**Brief:** Search the material for the string "this", then report how many lines hold it, with no other text.

******

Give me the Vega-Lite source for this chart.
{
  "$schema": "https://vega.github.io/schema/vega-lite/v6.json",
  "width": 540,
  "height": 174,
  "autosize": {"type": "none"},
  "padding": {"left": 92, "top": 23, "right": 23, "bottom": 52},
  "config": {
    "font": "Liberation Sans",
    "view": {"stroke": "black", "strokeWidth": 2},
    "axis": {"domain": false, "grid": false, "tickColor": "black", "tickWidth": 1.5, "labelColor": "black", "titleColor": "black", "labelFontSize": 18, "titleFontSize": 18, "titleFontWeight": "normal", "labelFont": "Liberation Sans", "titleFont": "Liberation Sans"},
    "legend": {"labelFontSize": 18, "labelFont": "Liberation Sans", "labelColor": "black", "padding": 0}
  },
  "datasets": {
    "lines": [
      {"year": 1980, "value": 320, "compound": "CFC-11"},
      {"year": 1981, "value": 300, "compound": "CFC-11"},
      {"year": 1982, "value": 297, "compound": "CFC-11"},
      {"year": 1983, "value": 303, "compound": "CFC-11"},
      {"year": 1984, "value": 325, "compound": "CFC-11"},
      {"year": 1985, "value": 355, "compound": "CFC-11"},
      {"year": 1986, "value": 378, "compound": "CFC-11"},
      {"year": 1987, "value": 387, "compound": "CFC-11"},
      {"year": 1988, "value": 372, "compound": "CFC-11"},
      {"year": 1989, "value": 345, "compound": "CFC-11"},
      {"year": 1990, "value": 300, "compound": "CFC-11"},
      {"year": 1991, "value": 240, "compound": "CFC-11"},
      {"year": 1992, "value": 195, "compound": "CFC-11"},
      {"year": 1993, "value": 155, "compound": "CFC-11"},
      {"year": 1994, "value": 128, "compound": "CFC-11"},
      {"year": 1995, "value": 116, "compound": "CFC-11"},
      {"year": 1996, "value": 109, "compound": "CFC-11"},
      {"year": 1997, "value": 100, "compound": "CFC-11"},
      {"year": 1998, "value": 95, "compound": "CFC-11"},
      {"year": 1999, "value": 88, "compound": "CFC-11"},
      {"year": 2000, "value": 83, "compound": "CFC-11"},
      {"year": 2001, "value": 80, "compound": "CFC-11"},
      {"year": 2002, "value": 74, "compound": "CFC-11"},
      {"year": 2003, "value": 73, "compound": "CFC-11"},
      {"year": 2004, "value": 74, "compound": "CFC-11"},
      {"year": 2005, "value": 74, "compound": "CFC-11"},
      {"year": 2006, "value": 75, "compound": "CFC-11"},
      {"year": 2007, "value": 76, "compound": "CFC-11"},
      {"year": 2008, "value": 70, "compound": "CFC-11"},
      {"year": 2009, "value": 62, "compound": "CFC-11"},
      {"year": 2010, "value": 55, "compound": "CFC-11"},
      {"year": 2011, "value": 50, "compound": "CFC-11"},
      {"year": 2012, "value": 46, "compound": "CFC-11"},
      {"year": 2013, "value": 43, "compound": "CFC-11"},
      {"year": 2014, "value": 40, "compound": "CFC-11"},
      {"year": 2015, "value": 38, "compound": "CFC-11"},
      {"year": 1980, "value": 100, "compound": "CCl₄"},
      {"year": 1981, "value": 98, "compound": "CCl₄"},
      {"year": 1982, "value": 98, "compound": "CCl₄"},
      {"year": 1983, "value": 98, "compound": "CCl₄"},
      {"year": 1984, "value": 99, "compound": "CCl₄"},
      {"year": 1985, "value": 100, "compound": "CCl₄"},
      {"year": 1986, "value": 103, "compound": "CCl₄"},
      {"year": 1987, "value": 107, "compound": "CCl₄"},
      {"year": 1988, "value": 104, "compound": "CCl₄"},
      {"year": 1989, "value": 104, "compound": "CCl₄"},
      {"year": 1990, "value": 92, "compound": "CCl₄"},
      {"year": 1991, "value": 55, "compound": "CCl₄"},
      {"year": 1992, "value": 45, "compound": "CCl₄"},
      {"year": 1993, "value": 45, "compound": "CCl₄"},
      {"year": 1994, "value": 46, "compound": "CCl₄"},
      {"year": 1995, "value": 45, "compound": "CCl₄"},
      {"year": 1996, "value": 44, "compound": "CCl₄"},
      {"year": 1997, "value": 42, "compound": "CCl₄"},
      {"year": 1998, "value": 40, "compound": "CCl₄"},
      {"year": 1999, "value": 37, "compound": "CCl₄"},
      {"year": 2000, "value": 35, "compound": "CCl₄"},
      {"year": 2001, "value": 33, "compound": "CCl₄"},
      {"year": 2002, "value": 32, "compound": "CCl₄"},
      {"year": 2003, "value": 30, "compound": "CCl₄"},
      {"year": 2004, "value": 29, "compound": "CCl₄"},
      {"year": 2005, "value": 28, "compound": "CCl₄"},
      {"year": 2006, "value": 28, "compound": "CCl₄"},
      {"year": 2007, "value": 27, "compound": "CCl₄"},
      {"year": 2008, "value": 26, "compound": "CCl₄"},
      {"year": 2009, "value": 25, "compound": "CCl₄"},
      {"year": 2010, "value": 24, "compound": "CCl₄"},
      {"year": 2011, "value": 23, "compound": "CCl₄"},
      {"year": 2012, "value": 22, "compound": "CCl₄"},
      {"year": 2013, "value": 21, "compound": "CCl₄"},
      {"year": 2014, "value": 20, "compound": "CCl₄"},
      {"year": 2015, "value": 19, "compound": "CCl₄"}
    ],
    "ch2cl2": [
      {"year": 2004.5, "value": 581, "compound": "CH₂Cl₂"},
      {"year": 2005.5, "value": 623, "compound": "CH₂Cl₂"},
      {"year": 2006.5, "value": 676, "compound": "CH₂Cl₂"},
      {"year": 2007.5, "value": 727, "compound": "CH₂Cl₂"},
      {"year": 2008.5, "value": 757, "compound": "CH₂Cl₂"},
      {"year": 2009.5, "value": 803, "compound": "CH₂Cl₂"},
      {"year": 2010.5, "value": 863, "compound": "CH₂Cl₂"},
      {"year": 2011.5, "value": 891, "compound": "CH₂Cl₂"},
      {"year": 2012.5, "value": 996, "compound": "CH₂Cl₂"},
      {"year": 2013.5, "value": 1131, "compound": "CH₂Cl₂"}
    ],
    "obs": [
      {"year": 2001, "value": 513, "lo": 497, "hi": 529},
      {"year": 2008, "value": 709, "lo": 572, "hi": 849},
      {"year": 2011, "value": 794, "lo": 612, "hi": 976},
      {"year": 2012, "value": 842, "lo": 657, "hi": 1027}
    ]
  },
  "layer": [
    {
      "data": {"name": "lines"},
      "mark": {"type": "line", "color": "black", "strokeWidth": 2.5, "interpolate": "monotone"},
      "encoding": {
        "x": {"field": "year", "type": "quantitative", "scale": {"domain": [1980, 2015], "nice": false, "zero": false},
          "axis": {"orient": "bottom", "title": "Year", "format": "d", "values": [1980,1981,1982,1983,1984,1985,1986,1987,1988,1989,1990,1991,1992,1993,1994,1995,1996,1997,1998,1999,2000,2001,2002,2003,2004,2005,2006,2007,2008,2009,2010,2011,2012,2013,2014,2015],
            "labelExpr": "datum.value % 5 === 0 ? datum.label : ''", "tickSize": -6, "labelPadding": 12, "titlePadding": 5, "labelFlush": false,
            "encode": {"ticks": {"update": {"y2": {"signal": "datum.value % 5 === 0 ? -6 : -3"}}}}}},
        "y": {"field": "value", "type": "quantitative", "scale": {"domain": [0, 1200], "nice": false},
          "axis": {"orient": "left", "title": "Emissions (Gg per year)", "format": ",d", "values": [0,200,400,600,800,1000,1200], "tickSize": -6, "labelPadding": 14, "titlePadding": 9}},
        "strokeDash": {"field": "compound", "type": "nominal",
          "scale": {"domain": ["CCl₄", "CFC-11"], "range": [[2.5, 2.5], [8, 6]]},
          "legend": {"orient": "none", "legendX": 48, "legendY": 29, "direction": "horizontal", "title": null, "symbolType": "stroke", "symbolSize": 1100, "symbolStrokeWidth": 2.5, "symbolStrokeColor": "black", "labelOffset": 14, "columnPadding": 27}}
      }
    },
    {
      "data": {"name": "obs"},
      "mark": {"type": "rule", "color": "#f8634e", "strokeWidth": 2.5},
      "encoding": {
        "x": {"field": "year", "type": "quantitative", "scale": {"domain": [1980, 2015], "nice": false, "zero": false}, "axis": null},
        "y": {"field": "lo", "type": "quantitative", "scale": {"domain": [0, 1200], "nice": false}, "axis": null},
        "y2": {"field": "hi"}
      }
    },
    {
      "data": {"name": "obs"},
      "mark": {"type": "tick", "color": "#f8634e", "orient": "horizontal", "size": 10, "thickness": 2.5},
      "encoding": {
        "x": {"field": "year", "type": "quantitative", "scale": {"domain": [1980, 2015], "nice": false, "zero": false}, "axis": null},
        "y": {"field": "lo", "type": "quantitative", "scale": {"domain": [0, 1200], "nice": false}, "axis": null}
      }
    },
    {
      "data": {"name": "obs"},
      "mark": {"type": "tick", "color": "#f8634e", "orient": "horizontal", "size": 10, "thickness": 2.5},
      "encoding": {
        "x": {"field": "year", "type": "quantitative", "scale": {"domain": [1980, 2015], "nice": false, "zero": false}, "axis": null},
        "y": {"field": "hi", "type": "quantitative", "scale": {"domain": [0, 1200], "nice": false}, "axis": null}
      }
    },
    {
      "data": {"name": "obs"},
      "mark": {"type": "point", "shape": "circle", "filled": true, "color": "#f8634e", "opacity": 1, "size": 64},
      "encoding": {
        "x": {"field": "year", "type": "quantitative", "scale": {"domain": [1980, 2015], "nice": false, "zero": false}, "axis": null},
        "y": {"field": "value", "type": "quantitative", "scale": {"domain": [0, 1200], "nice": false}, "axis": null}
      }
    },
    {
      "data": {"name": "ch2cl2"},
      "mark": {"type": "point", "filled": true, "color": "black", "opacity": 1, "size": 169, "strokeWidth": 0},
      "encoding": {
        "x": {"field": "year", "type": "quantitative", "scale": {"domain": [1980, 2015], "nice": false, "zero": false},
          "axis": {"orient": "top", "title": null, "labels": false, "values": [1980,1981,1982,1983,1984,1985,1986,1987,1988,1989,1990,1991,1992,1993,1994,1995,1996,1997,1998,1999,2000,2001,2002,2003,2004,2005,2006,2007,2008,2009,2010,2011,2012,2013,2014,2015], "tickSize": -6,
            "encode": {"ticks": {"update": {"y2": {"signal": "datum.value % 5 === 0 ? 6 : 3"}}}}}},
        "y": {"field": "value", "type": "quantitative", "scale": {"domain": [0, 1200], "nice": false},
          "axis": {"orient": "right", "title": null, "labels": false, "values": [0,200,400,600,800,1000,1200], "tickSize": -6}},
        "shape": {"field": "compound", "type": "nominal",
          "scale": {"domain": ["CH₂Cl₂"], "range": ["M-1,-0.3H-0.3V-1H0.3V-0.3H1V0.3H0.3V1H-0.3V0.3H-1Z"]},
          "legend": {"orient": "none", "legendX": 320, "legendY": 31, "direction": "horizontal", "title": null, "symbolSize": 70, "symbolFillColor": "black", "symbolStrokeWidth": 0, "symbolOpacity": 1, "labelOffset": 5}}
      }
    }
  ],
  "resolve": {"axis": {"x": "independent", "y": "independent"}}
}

******

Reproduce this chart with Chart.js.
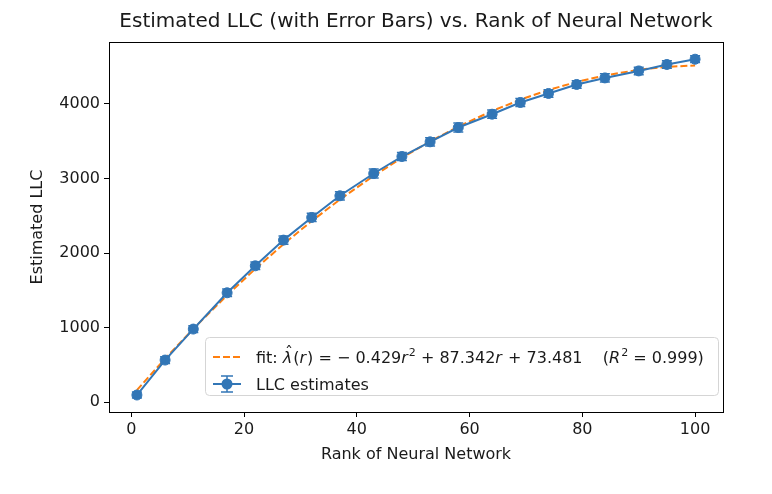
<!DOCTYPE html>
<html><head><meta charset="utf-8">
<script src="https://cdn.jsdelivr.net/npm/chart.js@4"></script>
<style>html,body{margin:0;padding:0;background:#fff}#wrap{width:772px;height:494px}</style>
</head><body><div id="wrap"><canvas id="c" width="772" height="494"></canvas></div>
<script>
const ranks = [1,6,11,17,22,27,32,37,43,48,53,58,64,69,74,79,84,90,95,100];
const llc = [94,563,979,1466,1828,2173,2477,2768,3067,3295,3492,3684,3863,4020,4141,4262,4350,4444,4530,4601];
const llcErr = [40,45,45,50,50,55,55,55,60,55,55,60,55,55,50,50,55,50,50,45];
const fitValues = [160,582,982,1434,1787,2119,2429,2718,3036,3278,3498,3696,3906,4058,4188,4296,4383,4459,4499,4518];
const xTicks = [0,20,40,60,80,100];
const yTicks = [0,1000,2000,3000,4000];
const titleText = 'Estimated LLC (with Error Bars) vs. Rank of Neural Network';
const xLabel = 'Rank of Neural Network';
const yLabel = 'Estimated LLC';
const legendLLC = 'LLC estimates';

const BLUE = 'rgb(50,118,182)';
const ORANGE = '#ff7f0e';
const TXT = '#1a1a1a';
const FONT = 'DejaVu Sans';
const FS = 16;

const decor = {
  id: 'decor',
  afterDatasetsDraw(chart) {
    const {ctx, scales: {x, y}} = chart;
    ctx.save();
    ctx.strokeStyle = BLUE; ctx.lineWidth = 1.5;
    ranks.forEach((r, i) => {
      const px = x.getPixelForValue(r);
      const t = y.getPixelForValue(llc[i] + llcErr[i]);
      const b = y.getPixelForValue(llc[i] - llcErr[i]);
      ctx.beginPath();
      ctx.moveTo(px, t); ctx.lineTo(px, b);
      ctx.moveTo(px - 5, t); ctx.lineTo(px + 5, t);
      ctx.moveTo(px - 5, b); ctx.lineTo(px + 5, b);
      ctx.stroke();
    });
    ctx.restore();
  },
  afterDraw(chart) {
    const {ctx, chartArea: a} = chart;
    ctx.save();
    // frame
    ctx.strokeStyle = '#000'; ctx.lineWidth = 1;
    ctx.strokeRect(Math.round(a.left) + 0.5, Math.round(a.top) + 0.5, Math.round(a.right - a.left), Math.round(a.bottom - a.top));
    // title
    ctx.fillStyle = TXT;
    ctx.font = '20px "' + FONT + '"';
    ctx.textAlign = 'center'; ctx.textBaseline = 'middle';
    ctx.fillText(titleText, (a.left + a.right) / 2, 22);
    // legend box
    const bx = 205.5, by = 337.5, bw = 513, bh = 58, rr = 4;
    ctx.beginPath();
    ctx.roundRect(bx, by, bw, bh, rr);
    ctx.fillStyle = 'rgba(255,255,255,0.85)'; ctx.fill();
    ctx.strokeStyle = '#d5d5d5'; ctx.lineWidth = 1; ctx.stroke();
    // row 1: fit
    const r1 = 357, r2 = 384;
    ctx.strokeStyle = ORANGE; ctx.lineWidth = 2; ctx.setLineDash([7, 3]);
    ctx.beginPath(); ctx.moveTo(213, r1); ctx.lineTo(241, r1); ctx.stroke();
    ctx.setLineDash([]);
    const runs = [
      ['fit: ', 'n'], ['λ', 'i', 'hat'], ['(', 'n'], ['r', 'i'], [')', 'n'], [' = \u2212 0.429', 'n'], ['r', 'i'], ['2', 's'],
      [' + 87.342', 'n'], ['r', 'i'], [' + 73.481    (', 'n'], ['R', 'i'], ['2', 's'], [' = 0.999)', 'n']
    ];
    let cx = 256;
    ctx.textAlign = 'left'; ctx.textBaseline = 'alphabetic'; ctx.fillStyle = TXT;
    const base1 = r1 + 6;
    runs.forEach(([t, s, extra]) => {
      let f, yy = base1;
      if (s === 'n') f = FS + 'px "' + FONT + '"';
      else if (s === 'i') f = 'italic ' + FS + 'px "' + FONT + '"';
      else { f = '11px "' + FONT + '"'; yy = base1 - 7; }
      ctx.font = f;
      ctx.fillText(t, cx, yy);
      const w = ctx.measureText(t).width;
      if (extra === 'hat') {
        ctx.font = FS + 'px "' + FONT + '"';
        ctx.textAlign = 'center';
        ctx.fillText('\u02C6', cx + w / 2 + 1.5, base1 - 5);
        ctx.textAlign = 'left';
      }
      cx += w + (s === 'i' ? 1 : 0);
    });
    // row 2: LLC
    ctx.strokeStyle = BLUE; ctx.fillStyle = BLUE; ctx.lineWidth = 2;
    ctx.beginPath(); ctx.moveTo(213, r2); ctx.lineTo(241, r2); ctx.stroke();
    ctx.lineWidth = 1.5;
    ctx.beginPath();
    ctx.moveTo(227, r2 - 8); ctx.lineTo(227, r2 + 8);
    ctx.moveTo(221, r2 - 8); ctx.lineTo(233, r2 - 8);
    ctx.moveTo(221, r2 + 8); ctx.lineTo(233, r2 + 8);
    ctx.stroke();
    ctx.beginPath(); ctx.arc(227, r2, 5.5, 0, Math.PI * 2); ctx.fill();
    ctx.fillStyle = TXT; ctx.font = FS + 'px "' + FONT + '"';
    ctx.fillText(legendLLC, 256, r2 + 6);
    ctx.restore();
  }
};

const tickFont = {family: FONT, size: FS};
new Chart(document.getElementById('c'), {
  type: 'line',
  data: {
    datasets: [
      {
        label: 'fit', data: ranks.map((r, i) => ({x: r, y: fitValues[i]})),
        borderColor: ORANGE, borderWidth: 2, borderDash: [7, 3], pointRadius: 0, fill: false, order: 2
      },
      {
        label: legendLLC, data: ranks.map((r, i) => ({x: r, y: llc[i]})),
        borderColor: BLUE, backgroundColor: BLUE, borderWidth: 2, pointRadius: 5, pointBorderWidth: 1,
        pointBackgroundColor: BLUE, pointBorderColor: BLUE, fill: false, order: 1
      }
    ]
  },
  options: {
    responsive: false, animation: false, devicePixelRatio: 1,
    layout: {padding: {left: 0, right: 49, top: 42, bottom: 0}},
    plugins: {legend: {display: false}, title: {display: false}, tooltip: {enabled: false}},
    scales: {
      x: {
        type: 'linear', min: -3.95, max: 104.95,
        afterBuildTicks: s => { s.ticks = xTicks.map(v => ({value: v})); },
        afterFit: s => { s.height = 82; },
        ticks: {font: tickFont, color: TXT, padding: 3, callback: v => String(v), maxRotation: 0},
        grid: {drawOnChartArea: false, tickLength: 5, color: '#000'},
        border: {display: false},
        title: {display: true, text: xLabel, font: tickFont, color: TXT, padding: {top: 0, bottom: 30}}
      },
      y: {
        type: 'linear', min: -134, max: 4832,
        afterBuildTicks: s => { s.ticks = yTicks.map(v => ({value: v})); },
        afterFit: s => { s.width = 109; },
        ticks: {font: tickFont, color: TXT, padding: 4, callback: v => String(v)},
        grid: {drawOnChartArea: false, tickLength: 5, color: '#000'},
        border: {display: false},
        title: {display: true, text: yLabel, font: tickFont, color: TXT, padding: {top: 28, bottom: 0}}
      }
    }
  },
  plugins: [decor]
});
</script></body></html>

******

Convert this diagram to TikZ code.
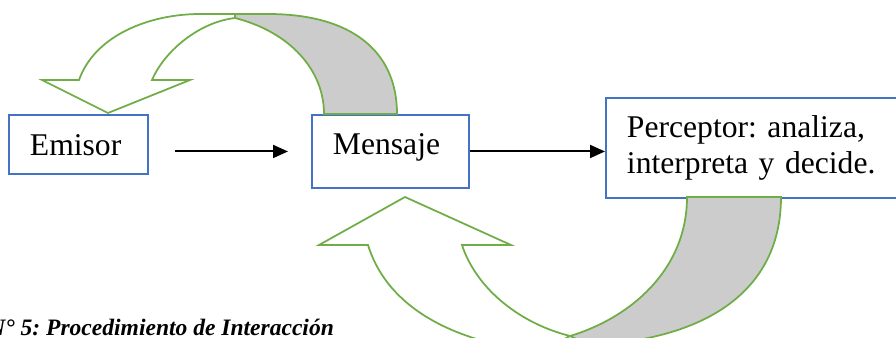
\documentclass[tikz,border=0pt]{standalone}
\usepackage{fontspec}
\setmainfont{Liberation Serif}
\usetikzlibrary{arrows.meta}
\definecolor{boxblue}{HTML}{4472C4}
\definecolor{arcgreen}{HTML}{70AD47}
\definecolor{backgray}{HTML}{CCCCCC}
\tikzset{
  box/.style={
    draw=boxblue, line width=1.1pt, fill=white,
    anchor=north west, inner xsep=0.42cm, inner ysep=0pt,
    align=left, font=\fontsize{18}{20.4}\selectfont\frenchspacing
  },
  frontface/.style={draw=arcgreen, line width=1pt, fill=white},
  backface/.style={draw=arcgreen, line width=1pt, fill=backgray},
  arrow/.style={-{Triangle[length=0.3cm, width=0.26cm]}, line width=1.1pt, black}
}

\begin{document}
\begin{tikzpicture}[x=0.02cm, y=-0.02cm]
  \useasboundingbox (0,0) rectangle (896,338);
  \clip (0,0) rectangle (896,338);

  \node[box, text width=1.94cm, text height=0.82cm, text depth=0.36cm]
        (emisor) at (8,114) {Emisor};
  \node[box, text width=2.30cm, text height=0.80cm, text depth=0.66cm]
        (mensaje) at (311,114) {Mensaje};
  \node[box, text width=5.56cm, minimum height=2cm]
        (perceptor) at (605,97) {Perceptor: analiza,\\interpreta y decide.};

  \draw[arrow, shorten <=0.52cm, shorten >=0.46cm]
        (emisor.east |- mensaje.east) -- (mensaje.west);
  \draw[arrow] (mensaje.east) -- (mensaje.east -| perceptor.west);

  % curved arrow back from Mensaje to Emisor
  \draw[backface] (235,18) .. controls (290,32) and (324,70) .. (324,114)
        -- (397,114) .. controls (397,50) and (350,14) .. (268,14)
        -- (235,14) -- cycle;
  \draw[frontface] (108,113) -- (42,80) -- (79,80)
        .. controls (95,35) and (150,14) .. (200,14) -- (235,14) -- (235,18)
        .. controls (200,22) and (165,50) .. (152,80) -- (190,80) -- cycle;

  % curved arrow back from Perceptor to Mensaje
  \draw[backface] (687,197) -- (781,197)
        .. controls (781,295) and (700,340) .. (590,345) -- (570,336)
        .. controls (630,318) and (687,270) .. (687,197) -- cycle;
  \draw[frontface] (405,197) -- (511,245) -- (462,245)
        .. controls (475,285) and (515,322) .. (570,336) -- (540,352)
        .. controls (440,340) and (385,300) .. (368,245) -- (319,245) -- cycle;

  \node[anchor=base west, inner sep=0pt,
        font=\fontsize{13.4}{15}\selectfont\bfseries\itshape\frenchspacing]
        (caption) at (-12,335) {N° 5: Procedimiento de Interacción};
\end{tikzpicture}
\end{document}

******

**Exercise answer:** 3